Written exercise: From the material below, list every line containing "this".

_ _ _

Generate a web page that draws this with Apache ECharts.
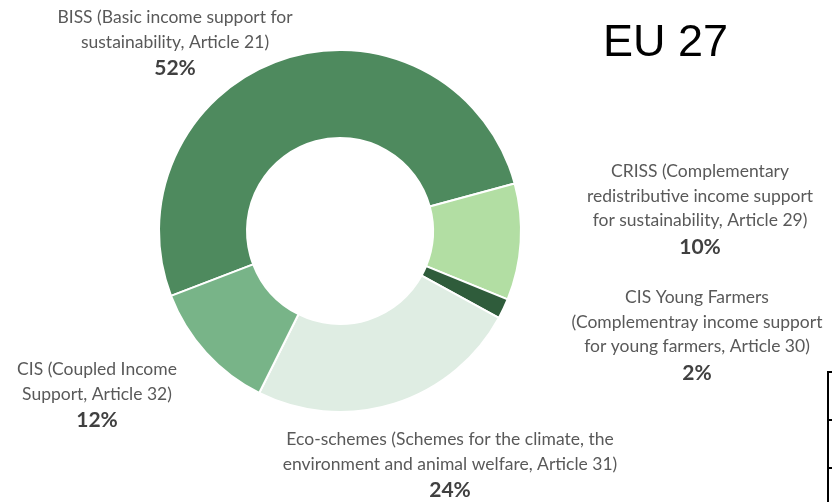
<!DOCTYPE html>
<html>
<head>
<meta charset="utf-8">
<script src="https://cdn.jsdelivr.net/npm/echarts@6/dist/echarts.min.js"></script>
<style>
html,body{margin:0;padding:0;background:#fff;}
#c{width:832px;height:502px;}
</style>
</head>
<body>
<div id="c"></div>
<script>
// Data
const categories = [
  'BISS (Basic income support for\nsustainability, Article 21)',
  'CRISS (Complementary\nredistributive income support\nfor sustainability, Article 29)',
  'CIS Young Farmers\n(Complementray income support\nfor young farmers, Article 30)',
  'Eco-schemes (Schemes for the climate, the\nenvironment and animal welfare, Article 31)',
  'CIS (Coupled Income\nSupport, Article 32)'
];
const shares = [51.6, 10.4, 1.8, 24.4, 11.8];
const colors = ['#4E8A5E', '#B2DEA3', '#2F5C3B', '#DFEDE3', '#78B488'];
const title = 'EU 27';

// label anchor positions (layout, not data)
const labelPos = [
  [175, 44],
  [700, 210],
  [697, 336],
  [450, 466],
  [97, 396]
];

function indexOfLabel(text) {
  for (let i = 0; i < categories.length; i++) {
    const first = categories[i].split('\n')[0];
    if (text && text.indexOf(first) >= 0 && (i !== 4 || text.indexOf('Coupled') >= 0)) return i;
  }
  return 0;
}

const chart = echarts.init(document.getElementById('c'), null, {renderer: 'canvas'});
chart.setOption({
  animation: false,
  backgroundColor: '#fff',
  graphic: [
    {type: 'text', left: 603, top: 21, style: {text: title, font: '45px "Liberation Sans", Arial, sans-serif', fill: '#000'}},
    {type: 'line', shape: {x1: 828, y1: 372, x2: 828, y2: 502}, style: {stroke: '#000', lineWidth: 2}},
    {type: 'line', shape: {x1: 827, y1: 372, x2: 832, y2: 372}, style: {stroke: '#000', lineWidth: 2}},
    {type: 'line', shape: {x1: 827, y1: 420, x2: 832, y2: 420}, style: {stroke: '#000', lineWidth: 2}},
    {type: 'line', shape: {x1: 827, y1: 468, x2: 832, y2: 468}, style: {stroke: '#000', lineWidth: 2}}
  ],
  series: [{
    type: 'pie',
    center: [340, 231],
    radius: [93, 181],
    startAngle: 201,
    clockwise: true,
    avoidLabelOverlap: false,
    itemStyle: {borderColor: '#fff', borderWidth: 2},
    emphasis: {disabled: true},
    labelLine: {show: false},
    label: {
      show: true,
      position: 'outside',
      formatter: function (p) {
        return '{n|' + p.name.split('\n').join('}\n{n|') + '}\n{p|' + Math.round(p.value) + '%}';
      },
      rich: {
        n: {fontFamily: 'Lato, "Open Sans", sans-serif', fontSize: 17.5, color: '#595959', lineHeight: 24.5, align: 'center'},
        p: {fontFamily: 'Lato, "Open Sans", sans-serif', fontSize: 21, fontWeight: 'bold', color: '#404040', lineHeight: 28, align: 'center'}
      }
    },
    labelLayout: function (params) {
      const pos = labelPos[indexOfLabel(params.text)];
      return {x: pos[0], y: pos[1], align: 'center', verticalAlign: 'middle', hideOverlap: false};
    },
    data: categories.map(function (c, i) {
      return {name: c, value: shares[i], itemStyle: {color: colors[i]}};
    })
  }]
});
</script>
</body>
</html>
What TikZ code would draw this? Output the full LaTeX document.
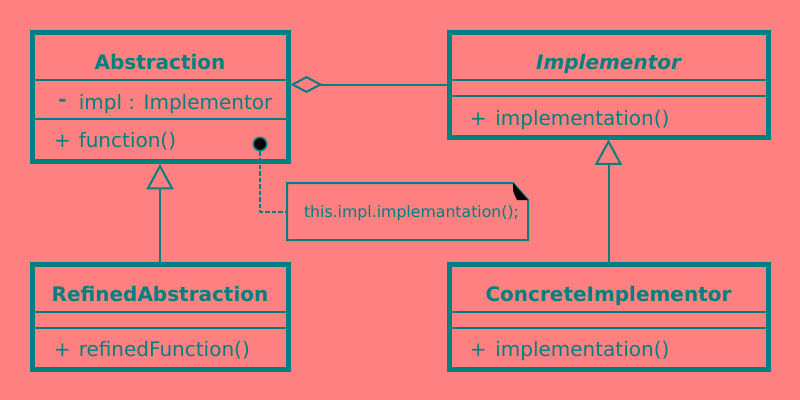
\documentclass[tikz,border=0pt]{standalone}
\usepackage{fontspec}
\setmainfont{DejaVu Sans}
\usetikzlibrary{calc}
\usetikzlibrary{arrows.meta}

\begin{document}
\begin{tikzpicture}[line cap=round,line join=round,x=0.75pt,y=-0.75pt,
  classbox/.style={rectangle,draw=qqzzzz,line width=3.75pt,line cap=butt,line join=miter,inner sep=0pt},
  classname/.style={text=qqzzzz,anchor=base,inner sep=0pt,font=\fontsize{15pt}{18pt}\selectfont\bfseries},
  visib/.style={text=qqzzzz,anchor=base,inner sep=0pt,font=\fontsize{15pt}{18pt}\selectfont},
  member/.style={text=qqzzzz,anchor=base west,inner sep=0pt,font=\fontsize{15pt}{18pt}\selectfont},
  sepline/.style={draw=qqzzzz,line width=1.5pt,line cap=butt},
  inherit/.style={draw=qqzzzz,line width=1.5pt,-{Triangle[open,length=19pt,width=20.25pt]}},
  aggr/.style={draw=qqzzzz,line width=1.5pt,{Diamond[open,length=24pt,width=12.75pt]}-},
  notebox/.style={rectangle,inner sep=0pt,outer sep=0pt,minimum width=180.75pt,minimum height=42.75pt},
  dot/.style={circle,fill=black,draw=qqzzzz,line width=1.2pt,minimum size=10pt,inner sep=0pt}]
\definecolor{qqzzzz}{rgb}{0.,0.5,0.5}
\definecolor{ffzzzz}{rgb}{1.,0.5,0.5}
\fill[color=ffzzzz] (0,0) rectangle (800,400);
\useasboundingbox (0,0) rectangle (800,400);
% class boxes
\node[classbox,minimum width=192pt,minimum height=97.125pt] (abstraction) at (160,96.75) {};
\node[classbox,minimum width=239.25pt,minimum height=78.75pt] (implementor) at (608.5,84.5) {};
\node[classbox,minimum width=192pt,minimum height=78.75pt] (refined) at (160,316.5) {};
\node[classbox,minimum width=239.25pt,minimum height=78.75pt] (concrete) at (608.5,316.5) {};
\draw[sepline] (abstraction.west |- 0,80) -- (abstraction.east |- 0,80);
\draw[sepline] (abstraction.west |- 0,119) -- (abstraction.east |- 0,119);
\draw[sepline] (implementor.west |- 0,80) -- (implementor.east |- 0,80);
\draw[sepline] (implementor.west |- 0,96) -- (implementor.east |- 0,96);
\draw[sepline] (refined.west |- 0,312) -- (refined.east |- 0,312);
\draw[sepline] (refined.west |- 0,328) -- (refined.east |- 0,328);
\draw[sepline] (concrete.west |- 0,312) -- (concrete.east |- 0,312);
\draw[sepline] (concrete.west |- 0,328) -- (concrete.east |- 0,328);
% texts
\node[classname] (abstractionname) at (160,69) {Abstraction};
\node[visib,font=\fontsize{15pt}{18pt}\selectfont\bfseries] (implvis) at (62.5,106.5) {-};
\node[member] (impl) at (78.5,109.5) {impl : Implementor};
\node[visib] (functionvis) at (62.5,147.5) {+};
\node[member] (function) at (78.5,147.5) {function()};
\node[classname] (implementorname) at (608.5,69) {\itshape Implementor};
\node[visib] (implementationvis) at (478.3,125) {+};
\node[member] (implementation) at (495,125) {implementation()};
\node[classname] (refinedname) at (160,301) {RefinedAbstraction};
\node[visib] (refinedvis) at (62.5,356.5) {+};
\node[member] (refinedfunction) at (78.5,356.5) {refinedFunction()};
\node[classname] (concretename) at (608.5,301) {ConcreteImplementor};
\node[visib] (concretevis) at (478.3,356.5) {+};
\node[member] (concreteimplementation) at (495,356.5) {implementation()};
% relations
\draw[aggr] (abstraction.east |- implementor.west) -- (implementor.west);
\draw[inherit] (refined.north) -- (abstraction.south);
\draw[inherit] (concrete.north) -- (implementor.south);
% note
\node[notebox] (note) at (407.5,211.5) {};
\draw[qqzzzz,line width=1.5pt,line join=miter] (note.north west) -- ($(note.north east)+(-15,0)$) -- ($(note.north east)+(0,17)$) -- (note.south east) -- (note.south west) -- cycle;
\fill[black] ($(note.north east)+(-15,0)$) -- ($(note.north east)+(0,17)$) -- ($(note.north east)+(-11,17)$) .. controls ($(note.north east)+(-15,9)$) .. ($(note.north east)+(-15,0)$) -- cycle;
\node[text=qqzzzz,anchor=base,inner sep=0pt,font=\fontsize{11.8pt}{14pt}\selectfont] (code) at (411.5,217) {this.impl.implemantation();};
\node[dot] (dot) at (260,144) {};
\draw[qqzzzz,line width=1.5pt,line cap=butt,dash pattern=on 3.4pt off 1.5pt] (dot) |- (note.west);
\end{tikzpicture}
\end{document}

_ _ _

Solution below:
Generate a web page that draws this with Apache ECharts.
What TikZ code would draw this? Output the full LaTeX document.
\node[text=qqzzzz,anchor=base,inner sep=0pt,font=\fontsize{11.8pt}{14pt}\selectfont] (code) at (411.5,217) {this.impl.implemantation();};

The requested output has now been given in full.